Will a high-megapixel camera fix blurry or out-of-focus shots?
No. Blurriness usually comes from poor focus, motion, or camera shake, not from the megapixel count.
Are high-megapixel cameras harder to use for beginners?
They can create larger files and require more careful handling, but basic shooting skills and composition matter more than megapixel numbers.
Do I need a lot of megapixels for social media or online photos?
No, most social platforms compress images, so moderate megapixels are sufficient for posting and sharing online.
Can a smartphone with many megapixels replace a dedicated high-megapixel camera?
Smartphones are excellent for everyday use, but dedicated high-megapixel cameras usually offer better control and higher-quality prints.
Final Thoughts on Megapixels and Camera Choices
If you’ve wondered whether sheer pixel count is the ticket to sharper photos, this guide walked through the basics and the big players — even touching on extreme numbers like 270 — and showed what those figures actually buy you. Higher resolution gives you cleaner large prints, dramatic crop latitude, and more headroom for retouching, which is the core benefit in plain words. Just remember the realistic catch: huge megapixel bodies demand top‑tier glass, steady technique and powerful storage/workstations, and they won’t magically fix poor low‑light or motion problems.
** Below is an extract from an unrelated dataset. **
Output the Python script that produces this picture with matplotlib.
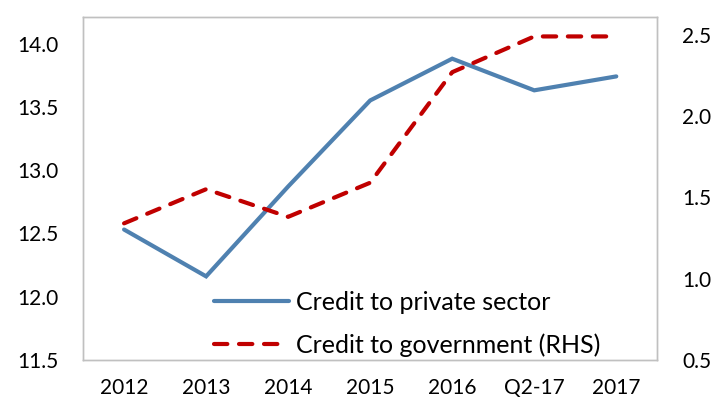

We also clarified the difference between native single‑shot sensors and multi‑shot or pixel‑shift methods, and pointed readers toward the right ranges for landscapes, studio, travel and action so you can match gear to goals. If you focus on the use case — whether huge gallery prints or fast wildlife frames — you’ll get the most from your kit without chasing numbers alone. So keep experimenting, pair sharp lenses with solid technique, and enjoy seeing what higher detail can reveal in your photography.